- Exercise description: Among the entries below, please repeat exactly and only the lines from the line containing "Reproduce this chart" to the line containing "import matplotlib.pyplot as plt", both lines included.

- Records for this exercise:
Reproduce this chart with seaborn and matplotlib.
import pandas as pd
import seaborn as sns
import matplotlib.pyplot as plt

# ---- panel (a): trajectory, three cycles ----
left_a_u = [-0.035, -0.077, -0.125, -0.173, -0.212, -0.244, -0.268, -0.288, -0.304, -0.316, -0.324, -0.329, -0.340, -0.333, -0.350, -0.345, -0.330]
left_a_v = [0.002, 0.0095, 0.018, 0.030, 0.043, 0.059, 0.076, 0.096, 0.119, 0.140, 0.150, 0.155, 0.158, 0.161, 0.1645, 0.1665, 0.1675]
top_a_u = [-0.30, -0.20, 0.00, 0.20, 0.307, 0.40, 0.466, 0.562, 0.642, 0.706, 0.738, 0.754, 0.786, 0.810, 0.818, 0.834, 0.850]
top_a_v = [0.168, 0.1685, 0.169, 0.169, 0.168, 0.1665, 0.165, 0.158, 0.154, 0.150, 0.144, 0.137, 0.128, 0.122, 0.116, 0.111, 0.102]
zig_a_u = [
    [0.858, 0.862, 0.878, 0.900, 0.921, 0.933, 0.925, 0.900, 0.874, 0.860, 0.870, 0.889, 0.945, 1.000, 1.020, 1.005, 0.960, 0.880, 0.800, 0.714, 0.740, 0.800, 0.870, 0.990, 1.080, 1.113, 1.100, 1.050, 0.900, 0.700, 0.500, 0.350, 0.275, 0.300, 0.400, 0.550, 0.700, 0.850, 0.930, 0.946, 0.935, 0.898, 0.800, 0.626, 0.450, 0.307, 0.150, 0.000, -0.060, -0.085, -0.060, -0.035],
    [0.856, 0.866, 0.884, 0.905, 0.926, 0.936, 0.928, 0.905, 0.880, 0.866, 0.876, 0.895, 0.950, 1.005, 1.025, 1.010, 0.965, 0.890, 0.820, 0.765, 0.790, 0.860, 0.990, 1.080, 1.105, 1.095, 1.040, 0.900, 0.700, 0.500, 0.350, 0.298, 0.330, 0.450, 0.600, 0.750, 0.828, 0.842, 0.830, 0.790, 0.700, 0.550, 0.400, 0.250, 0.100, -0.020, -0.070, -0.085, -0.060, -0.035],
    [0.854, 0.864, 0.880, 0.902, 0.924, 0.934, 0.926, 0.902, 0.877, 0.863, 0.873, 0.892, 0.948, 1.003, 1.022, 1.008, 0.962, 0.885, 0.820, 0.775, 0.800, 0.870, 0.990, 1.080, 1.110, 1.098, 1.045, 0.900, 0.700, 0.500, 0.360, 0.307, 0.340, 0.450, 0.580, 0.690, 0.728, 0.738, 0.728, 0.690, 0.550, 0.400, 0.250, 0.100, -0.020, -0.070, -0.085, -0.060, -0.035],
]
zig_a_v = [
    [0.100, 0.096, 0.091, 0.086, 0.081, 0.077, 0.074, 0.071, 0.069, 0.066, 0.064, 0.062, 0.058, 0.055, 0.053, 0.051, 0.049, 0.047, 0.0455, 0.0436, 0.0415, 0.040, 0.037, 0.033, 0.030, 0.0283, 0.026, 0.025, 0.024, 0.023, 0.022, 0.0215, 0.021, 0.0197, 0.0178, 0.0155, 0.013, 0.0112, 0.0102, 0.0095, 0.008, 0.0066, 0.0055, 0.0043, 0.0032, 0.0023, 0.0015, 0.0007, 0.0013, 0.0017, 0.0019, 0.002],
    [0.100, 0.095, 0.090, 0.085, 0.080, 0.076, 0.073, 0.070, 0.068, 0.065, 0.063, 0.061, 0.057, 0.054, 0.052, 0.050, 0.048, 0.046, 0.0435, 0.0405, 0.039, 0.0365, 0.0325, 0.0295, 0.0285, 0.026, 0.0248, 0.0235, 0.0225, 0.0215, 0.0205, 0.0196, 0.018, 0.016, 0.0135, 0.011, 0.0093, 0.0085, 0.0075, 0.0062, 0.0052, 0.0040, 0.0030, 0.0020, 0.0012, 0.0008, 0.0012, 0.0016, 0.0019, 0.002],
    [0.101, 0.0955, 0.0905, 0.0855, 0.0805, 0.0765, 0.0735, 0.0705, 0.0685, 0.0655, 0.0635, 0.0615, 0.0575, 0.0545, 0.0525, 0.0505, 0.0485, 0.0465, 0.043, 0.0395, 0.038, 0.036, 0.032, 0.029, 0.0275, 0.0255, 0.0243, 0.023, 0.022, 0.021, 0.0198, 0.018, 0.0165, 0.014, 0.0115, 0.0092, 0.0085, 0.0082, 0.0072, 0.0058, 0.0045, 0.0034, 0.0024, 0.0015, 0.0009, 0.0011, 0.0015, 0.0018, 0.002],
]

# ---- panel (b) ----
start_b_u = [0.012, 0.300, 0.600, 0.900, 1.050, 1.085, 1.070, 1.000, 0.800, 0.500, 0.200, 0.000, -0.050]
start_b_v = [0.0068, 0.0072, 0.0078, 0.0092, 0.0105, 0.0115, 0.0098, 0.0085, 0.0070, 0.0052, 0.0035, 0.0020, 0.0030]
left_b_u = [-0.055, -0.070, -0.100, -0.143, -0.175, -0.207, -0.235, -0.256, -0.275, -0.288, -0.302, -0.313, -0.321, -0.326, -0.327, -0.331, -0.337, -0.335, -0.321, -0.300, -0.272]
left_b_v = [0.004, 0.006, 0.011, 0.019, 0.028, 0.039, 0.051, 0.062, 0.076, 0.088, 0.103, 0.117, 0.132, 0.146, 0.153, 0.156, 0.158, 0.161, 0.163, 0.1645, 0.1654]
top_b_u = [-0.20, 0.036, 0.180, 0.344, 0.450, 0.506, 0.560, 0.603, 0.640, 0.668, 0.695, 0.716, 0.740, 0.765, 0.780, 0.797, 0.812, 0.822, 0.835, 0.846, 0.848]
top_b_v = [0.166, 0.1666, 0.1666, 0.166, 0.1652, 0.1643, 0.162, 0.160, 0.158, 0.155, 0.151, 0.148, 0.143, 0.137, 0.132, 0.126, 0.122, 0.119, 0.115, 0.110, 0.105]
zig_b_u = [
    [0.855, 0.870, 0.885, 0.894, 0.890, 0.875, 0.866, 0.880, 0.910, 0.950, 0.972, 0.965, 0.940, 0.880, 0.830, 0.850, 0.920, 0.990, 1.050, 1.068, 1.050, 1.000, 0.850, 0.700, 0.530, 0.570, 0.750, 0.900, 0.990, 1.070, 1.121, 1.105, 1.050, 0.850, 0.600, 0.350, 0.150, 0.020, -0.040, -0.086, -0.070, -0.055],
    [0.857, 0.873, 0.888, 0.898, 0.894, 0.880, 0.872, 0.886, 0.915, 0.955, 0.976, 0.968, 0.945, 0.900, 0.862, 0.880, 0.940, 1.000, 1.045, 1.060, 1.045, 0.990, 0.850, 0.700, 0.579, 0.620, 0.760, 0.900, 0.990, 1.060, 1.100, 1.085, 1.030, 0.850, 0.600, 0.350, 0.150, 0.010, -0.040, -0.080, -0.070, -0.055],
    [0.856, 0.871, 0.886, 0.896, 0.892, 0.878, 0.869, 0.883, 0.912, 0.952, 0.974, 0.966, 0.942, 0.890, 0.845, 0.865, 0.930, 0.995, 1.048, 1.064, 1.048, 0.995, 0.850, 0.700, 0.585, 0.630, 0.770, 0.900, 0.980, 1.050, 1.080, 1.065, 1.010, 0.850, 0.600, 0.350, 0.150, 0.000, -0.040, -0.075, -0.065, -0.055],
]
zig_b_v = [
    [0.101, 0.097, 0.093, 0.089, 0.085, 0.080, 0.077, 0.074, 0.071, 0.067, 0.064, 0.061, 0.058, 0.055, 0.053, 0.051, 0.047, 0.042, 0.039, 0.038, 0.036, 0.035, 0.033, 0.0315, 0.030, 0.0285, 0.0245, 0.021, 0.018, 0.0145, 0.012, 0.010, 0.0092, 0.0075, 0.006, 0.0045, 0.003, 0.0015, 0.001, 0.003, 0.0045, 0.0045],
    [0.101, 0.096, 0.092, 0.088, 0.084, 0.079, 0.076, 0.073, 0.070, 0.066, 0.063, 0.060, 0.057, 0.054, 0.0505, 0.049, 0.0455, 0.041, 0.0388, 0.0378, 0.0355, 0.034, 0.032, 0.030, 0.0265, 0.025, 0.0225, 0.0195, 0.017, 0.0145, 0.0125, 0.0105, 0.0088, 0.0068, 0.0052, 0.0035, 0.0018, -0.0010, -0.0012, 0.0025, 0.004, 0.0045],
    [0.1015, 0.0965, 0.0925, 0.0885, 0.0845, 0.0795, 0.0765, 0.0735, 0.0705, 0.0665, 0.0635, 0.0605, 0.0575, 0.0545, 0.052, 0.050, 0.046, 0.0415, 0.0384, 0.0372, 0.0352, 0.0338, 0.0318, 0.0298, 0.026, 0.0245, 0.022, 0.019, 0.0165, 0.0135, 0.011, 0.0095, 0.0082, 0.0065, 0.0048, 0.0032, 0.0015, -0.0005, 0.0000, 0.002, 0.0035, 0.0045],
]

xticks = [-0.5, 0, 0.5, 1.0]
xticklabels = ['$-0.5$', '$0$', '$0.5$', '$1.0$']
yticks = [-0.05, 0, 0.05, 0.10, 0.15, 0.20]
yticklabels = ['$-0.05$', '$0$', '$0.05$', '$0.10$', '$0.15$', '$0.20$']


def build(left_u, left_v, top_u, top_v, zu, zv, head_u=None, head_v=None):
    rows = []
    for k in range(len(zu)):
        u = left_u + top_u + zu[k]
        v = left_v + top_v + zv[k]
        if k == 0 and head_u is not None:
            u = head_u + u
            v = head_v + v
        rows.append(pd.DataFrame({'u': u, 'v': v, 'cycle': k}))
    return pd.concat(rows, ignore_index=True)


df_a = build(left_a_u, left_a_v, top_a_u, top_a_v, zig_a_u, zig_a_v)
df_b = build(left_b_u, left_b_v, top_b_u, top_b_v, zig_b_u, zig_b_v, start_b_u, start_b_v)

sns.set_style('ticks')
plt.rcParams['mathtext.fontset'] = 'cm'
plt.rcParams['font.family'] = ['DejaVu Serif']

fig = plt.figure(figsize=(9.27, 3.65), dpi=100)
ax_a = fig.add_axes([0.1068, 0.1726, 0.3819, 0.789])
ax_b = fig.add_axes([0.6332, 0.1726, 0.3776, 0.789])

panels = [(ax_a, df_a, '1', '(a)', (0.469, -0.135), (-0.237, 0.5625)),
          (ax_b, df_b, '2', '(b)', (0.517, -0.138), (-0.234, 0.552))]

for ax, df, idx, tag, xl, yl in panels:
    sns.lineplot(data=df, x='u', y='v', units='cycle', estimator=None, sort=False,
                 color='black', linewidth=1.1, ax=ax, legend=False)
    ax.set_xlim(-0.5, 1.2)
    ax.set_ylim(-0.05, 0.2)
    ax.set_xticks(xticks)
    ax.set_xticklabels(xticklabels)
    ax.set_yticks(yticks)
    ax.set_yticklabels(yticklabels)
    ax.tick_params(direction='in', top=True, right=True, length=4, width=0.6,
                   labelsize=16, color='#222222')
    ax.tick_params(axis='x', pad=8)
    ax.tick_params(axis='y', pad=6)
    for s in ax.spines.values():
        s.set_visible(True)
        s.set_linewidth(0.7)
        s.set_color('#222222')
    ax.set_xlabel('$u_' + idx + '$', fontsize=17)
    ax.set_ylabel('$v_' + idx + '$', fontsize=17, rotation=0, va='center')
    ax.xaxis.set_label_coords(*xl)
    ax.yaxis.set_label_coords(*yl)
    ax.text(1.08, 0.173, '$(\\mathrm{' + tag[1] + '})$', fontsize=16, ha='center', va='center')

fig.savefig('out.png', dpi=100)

...

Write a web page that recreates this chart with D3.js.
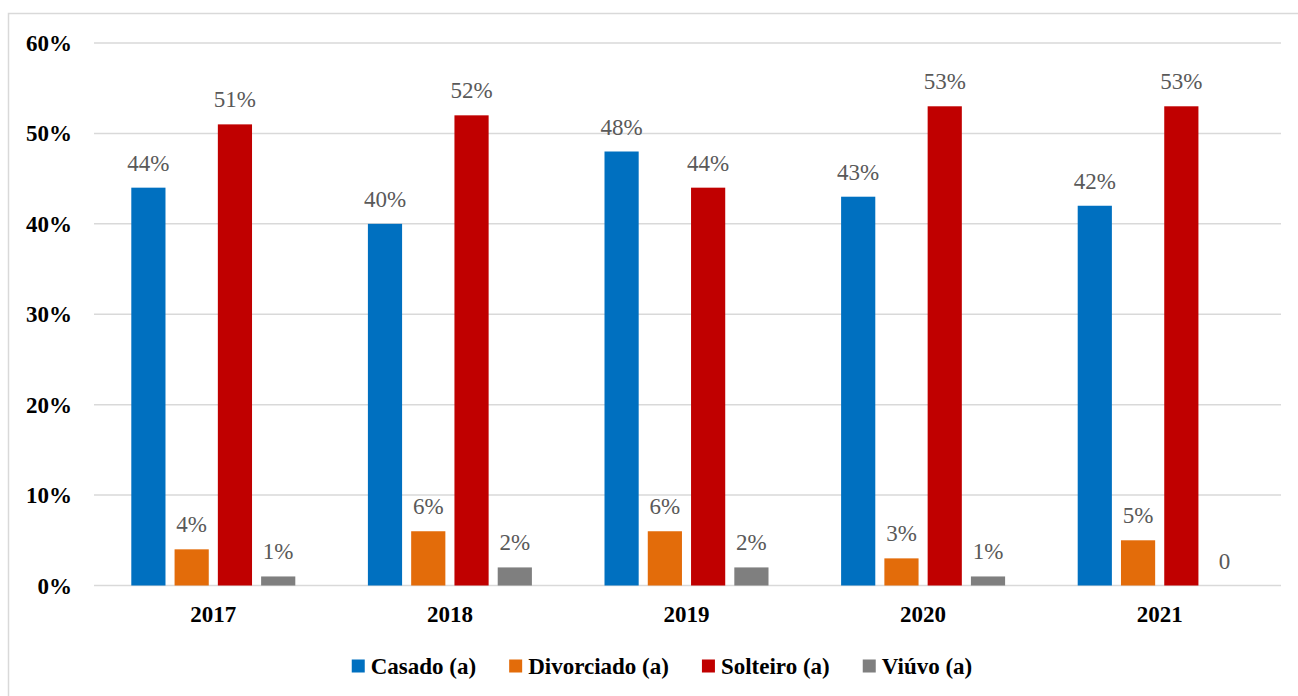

- Exercise solution:
Reproduce this chart with seaborn and matplotlib.
import pandas as pd
import seaborn as sns
import matplotlib.pyplot as plt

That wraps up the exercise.